YOUR TASK:
Please write out the lines of the data exactly, beginning with the first and ending with the line containing "import seaborn as sns"; leave the pictures behind.
········
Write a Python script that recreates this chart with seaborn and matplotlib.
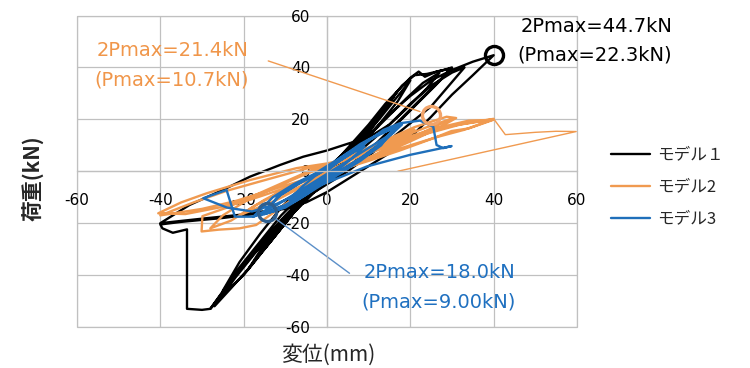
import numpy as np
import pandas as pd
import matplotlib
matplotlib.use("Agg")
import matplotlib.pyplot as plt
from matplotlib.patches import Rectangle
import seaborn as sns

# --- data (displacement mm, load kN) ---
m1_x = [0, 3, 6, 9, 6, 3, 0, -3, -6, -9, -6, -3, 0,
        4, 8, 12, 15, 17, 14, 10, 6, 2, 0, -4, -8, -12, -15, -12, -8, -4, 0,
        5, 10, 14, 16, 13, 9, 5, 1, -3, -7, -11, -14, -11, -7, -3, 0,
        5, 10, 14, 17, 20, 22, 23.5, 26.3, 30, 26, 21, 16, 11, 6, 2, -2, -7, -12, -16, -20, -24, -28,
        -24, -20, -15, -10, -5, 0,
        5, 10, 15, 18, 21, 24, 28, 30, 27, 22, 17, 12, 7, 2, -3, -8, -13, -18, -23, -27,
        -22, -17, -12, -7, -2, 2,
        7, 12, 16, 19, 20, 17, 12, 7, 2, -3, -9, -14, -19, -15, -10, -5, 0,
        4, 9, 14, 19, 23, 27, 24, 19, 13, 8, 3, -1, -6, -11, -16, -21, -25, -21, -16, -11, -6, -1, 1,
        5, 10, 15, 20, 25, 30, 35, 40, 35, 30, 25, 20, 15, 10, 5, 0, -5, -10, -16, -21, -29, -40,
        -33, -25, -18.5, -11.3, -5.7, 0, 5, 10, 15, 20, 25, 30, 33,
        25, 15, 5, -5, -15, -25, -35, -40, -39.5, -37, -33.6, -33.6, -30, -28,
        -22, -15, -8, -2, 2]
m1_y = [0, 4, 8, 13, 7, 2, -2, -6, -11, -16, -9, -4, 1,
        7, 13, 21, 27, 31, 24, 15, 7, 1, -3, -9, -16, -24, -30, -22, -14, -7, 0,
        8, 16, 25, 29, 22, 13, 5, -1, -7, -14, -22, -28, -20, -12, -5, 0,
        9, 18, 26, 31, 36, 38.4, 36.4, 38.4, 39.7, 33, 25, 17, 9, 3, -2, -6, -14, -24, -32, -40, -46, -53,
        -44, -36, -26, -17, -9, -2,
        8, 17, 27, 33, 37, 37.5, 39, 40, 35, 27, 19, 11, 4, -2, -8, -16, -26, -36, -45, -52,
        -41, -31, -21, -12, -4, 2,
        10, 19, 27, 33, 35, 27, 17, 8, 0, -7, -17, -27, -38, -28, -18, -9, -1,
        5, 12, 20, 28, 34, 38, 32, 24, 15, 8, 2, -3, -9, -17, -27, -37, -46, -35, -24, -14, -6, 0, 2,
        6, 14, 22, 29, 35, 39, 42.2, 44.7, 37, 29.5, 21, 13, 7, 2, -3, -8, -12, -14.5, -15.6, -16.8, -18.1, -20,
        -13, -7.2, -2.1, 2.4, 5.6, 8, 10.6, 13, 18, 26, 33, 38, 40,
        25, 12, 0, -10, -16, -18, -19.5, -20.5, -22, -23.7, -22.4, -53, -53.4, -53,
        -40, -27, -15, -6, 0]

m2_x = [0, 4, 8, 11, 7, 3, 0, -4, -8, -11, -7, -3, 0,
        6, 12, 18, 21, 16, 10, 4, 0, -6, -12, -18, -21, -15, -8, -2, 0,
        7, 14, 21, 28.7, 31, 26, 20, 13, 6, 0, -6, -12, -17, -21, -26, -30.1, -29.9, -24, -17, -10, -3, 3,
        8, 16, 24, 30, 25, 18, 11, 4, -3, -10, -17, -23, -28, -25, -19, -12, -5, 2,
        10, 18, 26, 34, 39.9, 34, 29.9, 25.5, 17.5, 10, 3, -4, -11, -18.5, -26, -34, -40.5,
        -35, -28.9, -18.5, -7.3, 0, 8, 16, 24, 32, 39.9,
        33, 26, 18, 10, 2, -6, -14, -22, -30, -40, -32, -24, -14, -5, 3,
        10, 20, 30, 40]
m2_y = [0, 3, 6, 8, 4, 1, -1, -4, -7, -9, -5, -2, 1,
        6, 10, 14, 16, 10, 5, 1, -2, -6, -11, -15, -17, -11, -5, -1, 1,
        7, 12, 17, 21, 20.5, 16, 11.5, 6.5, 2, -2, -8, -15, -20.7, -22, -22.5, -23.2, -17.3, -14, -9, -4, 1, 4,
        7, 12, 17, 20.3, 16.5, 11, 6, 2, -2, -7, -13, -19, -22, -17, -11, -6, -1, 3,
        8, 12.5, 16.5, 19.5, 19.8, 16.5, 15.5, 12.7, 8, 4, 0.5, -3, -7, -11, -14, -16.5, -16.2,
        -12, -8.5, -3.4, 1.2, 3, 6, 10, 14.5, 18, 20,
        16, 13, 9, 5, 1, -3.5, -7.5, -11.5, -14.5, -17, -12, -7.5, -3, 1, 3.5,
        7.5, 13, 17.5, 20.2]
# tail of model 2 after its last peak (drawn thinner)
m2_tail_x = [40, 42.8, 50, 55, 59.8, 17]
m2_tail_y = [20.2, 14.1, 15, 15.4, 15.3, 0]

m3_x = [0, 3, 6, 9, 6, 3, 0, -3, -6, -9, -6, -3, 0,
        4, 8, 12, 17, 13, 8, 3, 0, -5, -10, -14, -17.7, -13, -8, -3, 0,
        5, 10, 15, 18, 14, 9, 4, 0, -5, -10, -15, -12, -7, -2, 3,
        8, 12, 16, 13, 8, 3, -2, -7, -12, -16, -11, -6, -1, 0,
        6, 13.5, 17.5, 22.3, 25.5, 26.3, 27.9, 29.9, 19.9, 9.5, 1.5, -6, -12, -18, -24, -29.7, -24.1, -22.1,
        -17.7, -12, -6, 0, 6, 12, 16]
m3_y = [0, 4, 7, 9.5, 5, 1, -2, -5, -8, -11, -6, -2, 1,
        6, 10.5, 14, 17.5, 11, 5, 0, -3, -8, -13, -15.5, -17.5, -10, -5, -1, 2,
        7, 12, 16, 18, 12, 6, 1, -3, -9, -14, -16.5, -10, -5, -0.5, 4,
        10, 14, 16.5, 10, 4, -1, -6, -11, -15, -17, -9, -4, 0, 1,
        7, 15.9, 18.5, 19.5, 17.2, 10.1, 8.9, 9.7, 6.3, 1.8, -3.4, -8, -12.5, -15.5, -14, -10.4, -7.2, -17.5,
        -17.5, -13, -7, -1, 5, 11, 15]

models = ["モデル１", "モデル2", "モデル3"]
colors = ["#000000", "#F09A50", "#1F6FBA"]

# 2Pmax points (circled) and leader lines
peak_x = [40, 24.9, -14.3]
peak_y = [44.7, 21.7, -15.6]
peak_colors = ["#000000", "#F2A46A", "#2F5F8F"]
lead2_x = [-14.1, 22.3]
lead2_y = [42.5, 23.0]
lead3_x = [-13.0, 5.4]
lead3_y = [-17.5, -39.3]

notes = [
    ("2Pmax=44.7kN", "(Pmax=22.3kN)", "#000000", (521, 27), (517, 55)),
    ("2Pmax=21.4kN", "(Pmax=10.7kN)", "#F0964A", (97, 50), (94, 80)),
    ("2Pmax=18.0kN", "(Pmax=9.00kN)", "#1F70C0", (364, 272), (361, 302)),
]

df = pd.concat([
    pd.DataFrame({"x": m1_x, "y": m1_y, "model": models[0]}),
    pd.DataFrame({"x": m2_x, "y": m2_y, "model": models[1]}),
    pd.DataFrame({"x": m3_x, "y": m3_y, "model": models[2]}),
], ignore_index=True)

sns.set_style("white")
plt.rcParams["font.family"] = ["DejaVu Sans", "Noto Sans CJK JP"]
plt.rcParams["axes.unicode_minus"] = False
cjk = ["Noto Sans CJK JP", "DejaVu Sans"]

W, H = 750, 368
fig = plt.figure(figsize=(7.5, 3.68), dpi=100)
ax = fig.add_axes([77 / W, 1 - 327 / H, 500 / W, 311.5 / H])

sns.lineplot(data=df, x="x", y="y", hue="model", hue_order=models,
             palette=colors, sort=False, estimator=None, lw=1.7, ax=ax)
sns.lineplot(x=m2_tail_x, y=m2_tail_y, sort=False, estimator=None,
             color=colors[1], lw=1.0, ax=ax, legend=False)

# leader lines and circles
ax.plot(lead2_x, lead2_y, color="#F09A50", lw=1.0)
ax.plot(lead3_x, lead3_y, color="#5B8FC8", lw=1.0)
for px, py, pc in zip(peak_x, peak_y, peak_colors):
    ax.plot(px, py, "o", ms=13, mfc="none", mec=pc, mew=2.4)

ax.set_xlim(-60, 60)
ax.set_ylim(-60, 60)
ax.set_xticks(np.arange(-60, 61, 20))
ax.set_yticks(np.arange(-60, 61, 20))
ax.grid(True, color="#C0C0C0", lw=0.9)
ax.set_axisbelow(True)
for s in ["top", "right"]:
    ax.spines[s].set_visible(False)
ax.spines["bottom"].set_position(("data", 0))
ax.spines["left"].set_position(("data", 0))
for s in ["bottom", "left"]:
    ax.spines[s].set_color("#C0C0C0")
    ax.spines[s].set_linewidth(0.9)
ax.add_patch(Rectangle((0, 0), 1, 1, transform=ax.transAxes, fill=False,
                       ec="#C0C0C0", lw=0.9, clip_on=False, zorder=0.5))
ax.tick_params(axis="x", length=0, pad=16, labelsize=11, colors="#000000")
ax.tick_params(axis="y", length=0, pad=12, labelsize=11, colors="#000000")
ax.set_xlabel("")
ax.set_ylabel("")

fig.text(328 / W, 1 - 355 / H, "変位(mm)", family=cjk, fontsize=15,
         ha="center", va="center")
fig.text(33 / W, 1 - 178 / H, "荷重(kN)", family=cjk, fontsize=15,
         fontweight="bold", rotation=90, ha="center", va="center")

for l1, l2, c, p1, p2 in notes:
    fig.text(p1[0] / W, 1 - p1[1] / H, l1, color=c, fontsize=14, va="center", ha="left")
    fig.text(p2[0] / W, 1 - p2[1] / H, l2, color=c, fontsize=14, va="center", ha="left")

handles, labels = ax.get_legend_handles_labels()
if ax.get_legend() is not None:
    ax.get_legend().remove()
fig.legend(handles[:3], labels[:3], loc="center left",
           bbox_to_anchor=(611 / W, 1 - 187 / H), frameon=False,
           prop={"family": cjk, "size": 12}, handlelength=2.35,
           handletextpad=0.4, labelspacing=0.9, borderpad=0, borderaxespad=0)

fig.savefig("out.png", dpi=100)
········
IN RESPONSE:
Write a Python script that recreates this chart with seaborn and matplotlib.
import numpy as np
import pandas as pd
import matplotlib
matplotlib.use("Agg")
import matplotlib.pyplot as plt
from matplotlib.patches import Rectangle
import seaborn as sns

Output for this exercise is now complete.